With such absurdities as pretext, and escape of the pre-industrial primitivism of their lives as motivation, Salvatore, Angelo and Pietro set out to sell their animals to buy shoes, clothing and steerage tickets. They're joined by Rita and Rosa (who are to arrive in New York to arranged marriages) and by Salvatore's angry badger of a mother Fortunata (Aurora Quattrocchi), who provides half the movie's comic relief.
What's remarkable about the Mancuso odyssey is the sheer undertaking (think the beginning of Borat, played much straighter) to go from a basically medieval village to become industrial-age human cargo. It divides the movie into three sharply drawn and utterly-different acts: Overland village voyage, sea crossing, and arrival at Ellis Island.

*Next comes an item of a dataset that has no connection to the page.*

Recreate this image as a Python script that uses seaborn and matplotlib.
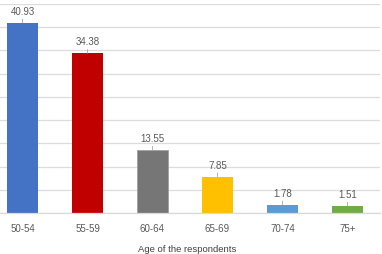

Through it all, Salvatore's dreams fuel the expedition. He fantasizes being buried up to his head and being painfully but joyfully rained on by coins from a "money-tree," and imagines swimming in a river of milk (yet another apocryphal story of the New World).
Just this side of misery, the crossing is a cattle-like experience.
It's followed by the meanly efficient experience at Ellis Island of deciding who goes and stays -- a process that includes insulting I.Q. tests and a bureaucratized process of confirming which woman passenger is marrying which naturalized Italian.
Through the travails, Salvatore's open-eyed determination and spirit counterbalance what could be a crushingly disappointing experience. He may never find his river of milk, but we get the sense the Mancusos will ultimately make one happen.